--- start ---
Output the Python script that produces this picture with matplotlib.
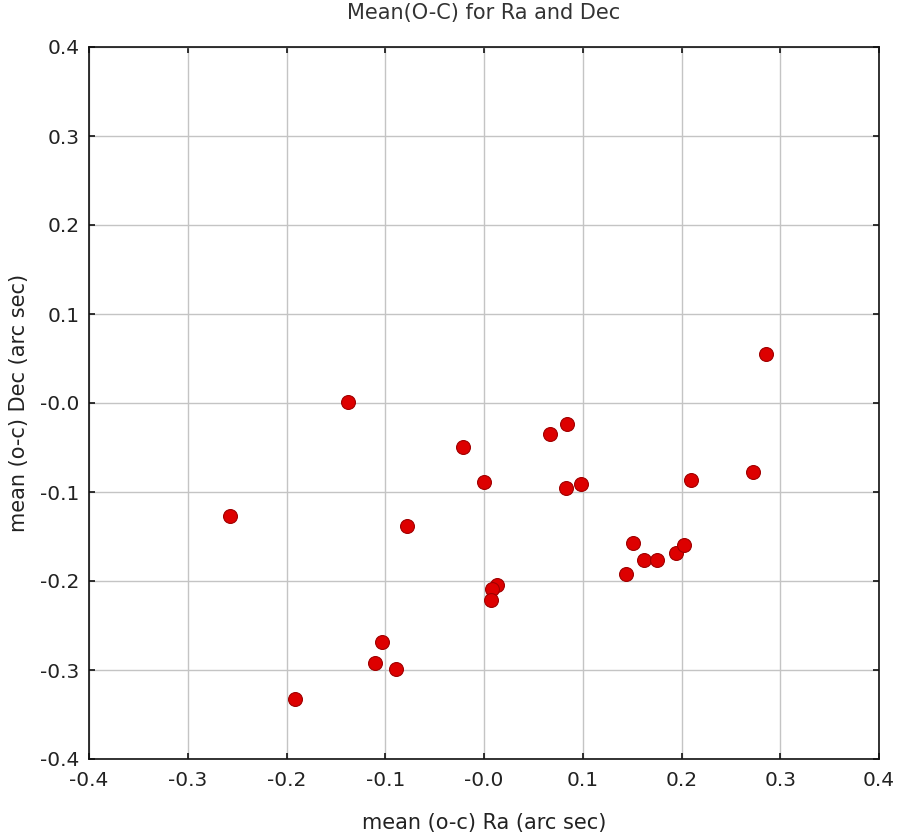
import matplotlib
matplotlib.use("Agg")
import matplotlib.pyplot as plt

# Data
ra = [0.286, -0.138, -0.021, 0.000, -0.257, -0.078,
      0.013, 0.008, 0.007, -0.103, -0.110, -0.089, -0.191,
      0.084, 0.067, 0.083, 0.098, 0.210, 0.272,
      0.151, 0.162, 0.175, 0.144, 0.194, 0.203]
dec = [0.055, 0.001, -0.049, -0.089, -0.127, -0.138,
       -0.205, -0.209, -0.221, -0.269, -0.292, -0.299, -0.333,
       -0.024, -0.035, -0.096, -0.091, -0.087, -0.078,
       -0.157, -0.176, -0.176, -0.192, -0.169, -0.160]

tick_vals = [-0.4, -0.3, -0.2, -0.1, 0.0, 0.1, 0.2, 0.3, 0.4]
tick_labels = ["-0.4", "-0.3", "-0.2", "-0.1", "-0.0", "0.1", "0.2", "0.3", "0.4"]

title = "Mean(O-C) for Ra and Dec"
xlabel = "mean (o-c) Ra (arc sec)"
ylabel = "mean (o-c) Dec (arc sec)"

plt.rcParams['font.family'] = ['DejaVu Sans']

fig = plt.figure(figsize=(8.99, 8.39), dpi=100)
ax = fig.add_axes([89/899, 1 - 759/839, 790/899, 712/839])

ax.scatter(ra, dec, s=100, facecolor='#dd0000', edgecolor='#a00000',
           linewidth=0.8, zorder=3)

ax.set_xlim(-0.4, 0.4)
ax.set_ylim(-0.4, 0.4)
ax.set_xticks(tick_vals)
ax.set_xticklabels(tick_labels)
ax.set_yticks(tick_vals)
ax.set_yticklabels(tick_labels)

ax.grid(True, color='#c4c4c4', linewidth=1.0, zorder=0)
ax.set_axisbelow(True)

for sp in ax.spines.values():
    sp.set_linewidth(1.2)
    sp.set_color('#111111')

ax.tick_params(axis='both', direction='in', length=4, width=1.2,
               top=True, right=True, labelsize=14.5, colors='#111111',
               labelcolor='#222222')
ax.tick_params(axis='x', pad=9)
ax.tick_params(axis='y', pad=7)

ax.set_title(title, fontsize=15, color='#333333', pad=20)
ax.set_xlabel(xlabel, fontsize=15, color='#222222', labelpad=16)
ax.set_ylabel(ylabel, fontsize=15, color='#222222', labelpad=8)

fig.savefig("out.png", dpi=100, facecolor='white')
--- end ---
◆ Exercise requirements
Restate the data word for word from its first line through the line with "ax.set_axisbelow(True)", leaving out any picture along the way.

◆ Expected output
Output the Python script that produces this picture with matplotlib.
import matplotlib
matplotlib.use("Agg")
import matplotlib.pyplot as plt

# Data
ra = [0.286, -0.138, -0.021, 0.000, -0.257, -0.078,
      0.013, 0.008, 0.007, -0.103, -0.110, -0.089, -0.191,
      0.084, 0.067, 0.083, 0.098, 0.210, 0.272,
      0.151, 0.162, 0.175, 0.144, 0.194, 0.203]
dec = [0.055, 0.001, -0.049, -0.089, -0.127, -0.138,
       -0.205, -0.209, -0.221, -0.269, -0.292, -0.299, -0.333,
       -0.024, -0.035, -0.096, -0.091, -0.087, -0.078,
       -0.157, -0.176, -0.176, -0.192, -0.169, -0.160]

tick_vals = [-0.4, -0.3, -0.2, -0.1, 0.0, 0.1, 0.2, 0.3, 0.4]
tick_labels = ["-0.4", "-0.3", "-0.2", "-0.1", "-0.0", "0.1", "0.2", "0.3", "0.4"]

title = "Mean(O-C) for Ra and Dec"
xlabel = "mean (o-c) Ra (arc sec)"
ylabel = "mean (o-c) Dec (arc sec)"

plt.rcParams['font.family'] = ['DejaVu Sans']

fig = plt.figure(figsize=(8.99, 8.39), dpi=100)
ax = fig.add_axes([89/899, 1 - 759/839, 790/899, 712/839])

ax.scatter(ra, dec, s=100, facecolor='#dd0000', edgecolor='#a00000',
           linewidth=0.8, zorder=3)

ax.set_xlim(-0.4, 0.4)
ax.set_ylim(-0.4, 0.4)
ax.set_xticks(tick_vals)
ax.set_xticklabels(tick_labels)
ax.set_yticks(tick_vals)
ax.set_yticklabels(tick_labels)

ax.grid(True, color='#c4c4c4', linewidth=1.0, zorder=0)
ax.set_axisbelow(True)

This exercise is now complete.